You know who I wish was still around to comment on our political life?
Gore Vidal.
I can only imagine the periodic YouTube videos Gore would be putting out, excoriating the Foul One in terms he probably wouldn’t even understand, they’d be so erudite. Trump would be left standing there with his own bag of skin heaped around his feet, and then he’d go on Twitter to tell us what a loser Vidal is.
It seems like we’ve lost that certain kind of cultural critic who was absolutely as smart as he/she told us he/she was. People like Vidal, Harold Bloom, Susan Sontag, Hannah Arendt. Hell, I’ll even throw in William F. Buckley.

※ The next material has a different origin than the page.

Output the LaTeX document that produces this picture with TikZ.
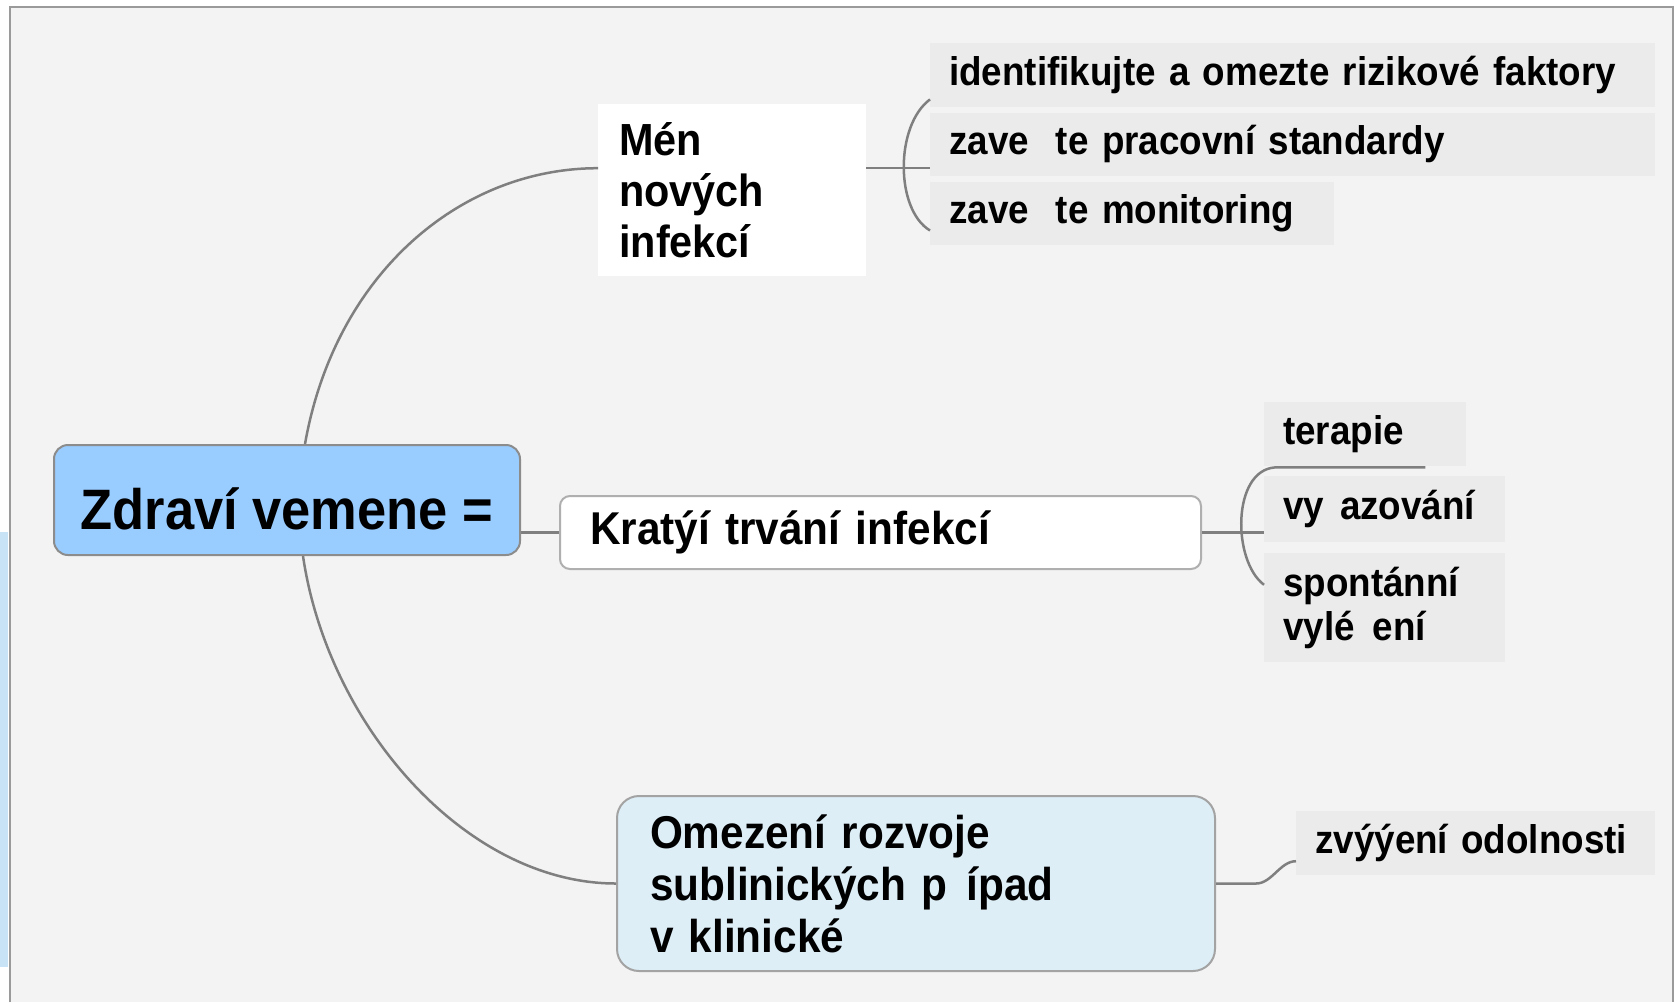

Our thinkers and commentators in the 21st century have had to dumb it down quite a bit, mostly as a way to land gigs on cable news outlets. You can’t come off as too smart there. Maybe this is why we don’t see Noam Chomsky on MSNBC or Francis Fukuyama on Fox News. (I admit, I’m assuming Francis Fukuyama doesn’t appear on Fox News, but I can’t bear to tune in to find out.)
But Vidal had a way of being smart and entertaining, all the while wielding his cleverness like a razor-sharp épée. He could cut you to bits as he sat there with you on Merv Griffin or Dick Cavett, and a studio assistant would hand you a styptic pencil as you walked off the set.
And by the way, we used to have more intelligent talk show hosts too. Dick Cavett was one, and he too found a way to be smart and entertaining at the same time. Is this so hard? David Susskind didn’t try to be yuk-yuk entertaining but he always acted like his audience was intelligent. And the guests on shows like this used to be some of the best literary figures of the day. There were others like them. They got good ratings.
When was the last time a literary novelist was on Jimmy Kimmel?
All I’m yearning for, I guess, is for a mind like Gore Vidal’s to take some swipes at Trump and cut him down to size. His mind is small. Shouldn’t be a difficult task. The problem is, the culture has changed to a point where intelligence is seen as a drawback, and going hard at Trump from an intellectual position of superiority strikes today’s audiences as snobby and boring. And unfair.
Watch the clip of Vidal and Roy Cohn (whose name comes up a lot in the annals of our country’s deterioration—see Sarah Kendzior’s Hiding in Plain Sight, and read it too!).
I’d pick Gore’s team any day of the week.
[Photo reproduced under a Creative Commons license.]
Sigh — while I don’t know that I ever saw Gore Vidal, I too feel like there has been a massive dumbing down on media shows and talking head shows. There is nothing new, nothing creative, not much that is really intelligent or thoughtful. It’s just endless accusation, fed in measures that don’t lift us up, but rather knocks us all down.
I hope you watch a little of the clip. You can get an idea of how smooth and sharp he was. His book of essays, “United States,” is a great intro to his political writing. Plus he wrote historical novels too. And he’s related to Al Gore!
I think Steve Allen was one of the smart good guys, too. I must admit that I greatly enjoy Stephen Colbert, who at times waxes quite philosophical. Do you?
Steve Allen was great. I love the old clips of him with people like Jack Kerouac. And yes, Colbert is terrific, but I do wish he’d have stayed with his old show instead of the Johnny Carson model talk show. That’s so much hyping of guests’ books and movies and stuff. John Oliver gets my thumbs up big time these days. You ever watch his show?
I used to watch John Oliver and will have to get back to him. Thanks for the reminder. And for comic relief, I love Schitt’s Creek!
Many folks have been complaining about the ‘dumbing down’ of our culture for ages it feels like – funny, but Gore Vidal has been on my mind much lately, as in his quote – ““As societies grow decadent, the language grows decadent, too. Words are used to disguise, not to illuminate, action: you liberate a city by destroying it. Words are to confuse, so that at election time people will solemnly vote against their own interests.”